К нашему времени он был почти целиком уничтожен.

Остатки дворца, неотделимого от памяти столь великих войн, скрывались с людских глаз под стрельбу из нивелира.

Не только сам дворец, но и целый дворцовый комплекс по случаю 200-летнего юбилея отстроен заново. Но как бы представительно ни выглядели эти макеты, все они меркнут перед исторической ценностью здания, оставшегося до наших дней единственным архитектурным свидетелем Бородинского сражения – Одигитринской церковью начала XVIII столетия, напротив которой и располагался дворец.

Копая фундаменты, мы во всякое время могли, подняв голову к храму, подумать о горнем. Работа же тянула вниз, к земле, к быту. Недаром лучше всего сохранившейся частью дворца оказалась керамическая канализационная труба. Находка незамедлительно привлекла внимание жёлтой прессы, в лице столичного «комсомольца» применившей всю свою клоачную фантазию для сочинения скандального заголовка.

Археология – занятие для странных людей.

Они ковыряются в земле, вызывая недоумение обывателей: «Разве тут что-то есть?»

Да, бывает, что есть – даже там, где вы устроили свалку и вырыли сортир. Когда показалась первая косточка, никто и не думал, насколько нагадили местные на славную историю Бородина.

«Смешались в кучу кони, люди…» – ещё никто, после современников битвы, не видел этого своими глазами.

Типичное санитарное захоронение, в яму которого были сброшены вперемешку не только русские солдаты и многоязычные супостаты, но и десятки конских падалей и даже корова, впервые копалось археологами целиком.

Спрессованная толща скелетов разбиралась и фиксировалась по косточке, несколько месяцев.

Кости чистились, мылись, передавались для дальнейшего исследования антропологам и остеологам.
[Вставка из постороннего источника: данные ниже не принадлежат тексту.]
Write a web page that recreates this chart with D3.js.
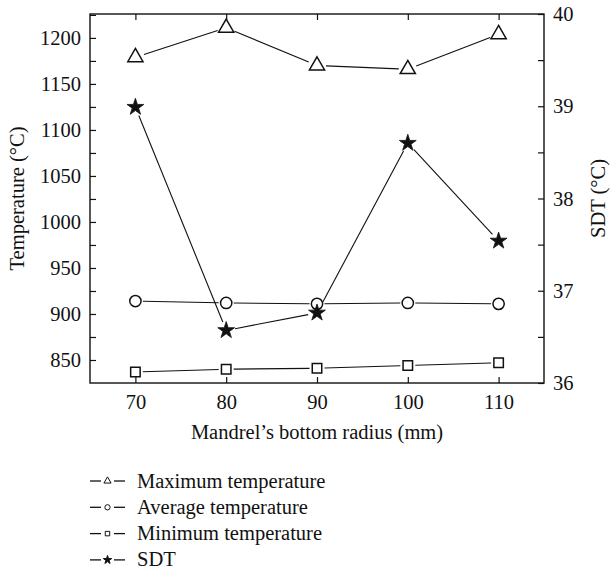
<!DOCTYPE html>
<html>
<head>
<meta charset="utf-8">
<script src="https://cdn.jsdelivr.net/npm/d3@7"></script>
<style>
  html, body { margin: 0; padding: 0; background: #fff; }
</style>
</head>
<body>
<svg id="chart" width="610" height="573"></svg>
<script>
// Mandrel bottom radius (mm)
const radius = [70, 80, 90, 100, 110];
// Temperatures (°C), left axis
const maxTemp = [1179, 1211, 1170, 1166, 1204];
const avgTemp = [914, 912, 911, 912, 911];
const minTemp = [837, 840, 841, 844, 847];
// SDT (°C), right axis
const sdt = [38.99, 36.57, 36.76, 38.60, 37.54];

const xTicks = [70, 80, 90, 100, 110];
const yLeftTicks = [850, 900, 950, 1000, 1050, 1100, 1150, 1200];
const yRightTicks = [36, 37, 38, 39, 40];

const legendLabels = ["Maximum temperature", "Average temperature", "Minimum temperature", "SDT"];

const FONT = '"Liberation Serif"';
const FS = 20.5;
const INK = "#111";

const svg = d3.select("#chart");
const m = { left: 90, right: 544, top: 14, bottom: 383 };

const x = d3.scaleLinear().domain([65, 115]).range([m.left, m.right]);
const yL = d3.scaleLinear().domain([825, 1226]).range([m.bottom, m.top]);
const yR = d3.scaleLinear().domain([36, 40]).range([m.bottom, m.top]);

function label(sel, size) {
  return sel.style("font-family", FONT).style("font-size", size + "px").attr("fill", INK);
}

// frame
svg.append("rect")
  .attr("x", m.left).attr("y", m.top)
  .attr("width", m.right - m.left).attr("height", m.bottom - m.top)
  .attr("fill", "none").attr("stroke", INK).attr("stroke-width", 1.4);

// axes, ticks pointing into the plot
function styleAxis(g) {
  g.attr("font-family", null);
  g.select(".domain").remove();
  g.selectAll("line").attr("stroke", INK).attr("stroke-width", 1.2);
  label(g.selectAll("text"), FS);
}

svg.append("g").attr("transform", `translate(0,${m.bottom})`)
  .call(d3.axisBottom(x).tickValues(xTicks).tickSize(-6).tickPadding(11).tickFormat(d3.format("d")))
  .call(styleAxis);
svg.append("g").attr("transform", `translate(0,${m.top})`)
  .call(d3.axisTop(x).tickValues(xTicks).tickSize(-6).tickFormat(""))
  .call(styleAxis);

svg.append("g").attr("transform", `translate(${m.left},0)`)
  .call(d3.axisLeft(yL).tickValues(yLeftTicks).tickSize(-6).tickPadding(9).tickFormat(d3.format("d")))
  .call(styleAxis);
svg.append("g").attr("transform", `translate(${m.left},0)`)
  .call(d3.axisLeft(yL).tickValues(yLeftTicks.map(v => v + 25)).tickSize(-6).tickFormat(""))
  .call(styleAxis);

svg.append("g").attr("transform", `translate(${m.right},0)`)
  .call(d3.axisRight(yR).tickValues(yRightTicks).tickSize(-6).tickPadding(9).tickFormat(d3.format("d")))
  .call(styleAxis);
svg.append("g").attr("transform", `translate(${m.right},0)`)
  .call(d3.axisRight(yR).tickValues(yRightTicks.slice(0, -1).map(v => v + 0.5)).tickSize(-6).tickFormat(""))
  .call(styleAxis);

// axis titles
label(svg.append("text"), FS)
  .attr("transform", `translate(24,${(m.top + m.bottom) / 2}) rotate(-90)`)
  .attr("text-anchor", "middle")
  .text("Temperature (°C)");
label(svg.append("text"), FS)
  .attr("transform", `translate(605,${(m.top + m.bottom) / 2}) rotate(-90)`)
  .attr("text-anchor", "middle")
  .text("SDT (°C)");
label(svg.append("text"), FS)
  .attr("x", (m.left + m.right) / 2).attr("y", 439)
  .attr("text-anchor", "middle")
  .text("Mandrel’s bottom radius (mm)");

// marker shapes
const shapes = {
  tri: d3.symbol().type(d3.symbolTriangle).size(100),
  circ: d3.symbol().type(d3.symbolCircle).size(100),
  sq: d3.symbol().type(d3.symbolSquare).size(90),
  star: d3.symbol().type(d3.symbolStar).size(88)
};

const series = [
  { values: maxTemp, y: yL, shape: "tri", fill: "#fff", gap: 9 },
  { values: avgTemp, y: yL, shape: "circ", fill: "#fff", gap: 7.5 },
  { values: minTemp, y: yL, shape: "sq", fill: "#fff", gap: 7.5 },
  { values: sdt, y: yR, shape: "star", fill: INK, gap: 9 }
];

// connecting lines, stopping short of each marker
series.forEach(s => {
  const pts = radius.map((r, i) => [x(r), s.y(s.values[i])]);
  for (let i = 0; i < pts.length - 1; i++) {
    const [x1, y1] = pts[i], [x2, y2] = pts[i + 1];
    const len = Math.hypot(x2 - x1, y2 - y1);
    const ux = (x2 - x1) / len, uy = (y2 - y1) / len;
    svg.append("line")
      .attr("x1", x1 + ux * s.gap).attr("y1", y1 + uy * s.gap)
      .attr("x2", x2 - ux * s.gap).attr("y2", y2 - uy * s.gap)
      .attr("stroke", INK).attr("stroke-width", 1.1);
  }
});

// markers
series.forEach(s => {
  svg.append("g").selectAll("path").data(s.values).join("path")
    .attr("transform", (d, i) => `translate(${x(radius[i])},${s.y(d)})`)
    .attr("d", shapes[s.shape])
    .attr("fill", s.fill).attr("stroke", INK).attr("stroke-width", s.shape === "star" ? 0.8 : 1.5);
});

// legend
const legendShapes = {
  tri: d3.symbol().type(d3.symbolTriangle).size(22),
  circ: d3.symbol().type(d3.symbolCircle).size(22),
  sq: d3.symbol().type(d3.symbolSquare).size(20),
  star: d3.symbol().type(d3.symbolStar).size(22)
};
const lg = svg.append("g");
series.forEach((s, i) => {
  const cy = 481 + i * 26.3;
  const row = lg.append("g").attr("transform", `translate(0,${cy})`);
  row.append("line").attr("x1", 90).attr("x2", 101).attr("y1", 0).attr("y2", 0).attr("stroke", INK).attr("stroke-width", 1.3);
  row.append("line").attr("x1", 114).attr("x2", 125).attr("y1", 0).attr("y2", 0).attr("stroke", INK).attr("stroke-width", 1.3);
  row.append("path").attr("transform", "translate(107.5,0)").attr("d", legendShapes[s.shape])
    .attr("fill", s.fill).attr("stroke", INK).attr("stroke-width", 1);
  label(row.append("text"), FS)
    .attr("x", 137).attr("y", 0).attr("dy", "0.32em")
    .text(legendLabels[i]);
});
</script>
</body>
</html>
Воинские останки позже были торжественно перезахоронены.

Захоронение на месте русской артиллерийской батареи надолго задержало нас в Бородине. Экспедиция, мероприятие как правило сезонное, после грязной весны и изнуряюще жаркого лета, встретила и яркие краски осени…

…и катаклизмы подмосковной зимы, с ледяным дождём и радикальными перепадами температур.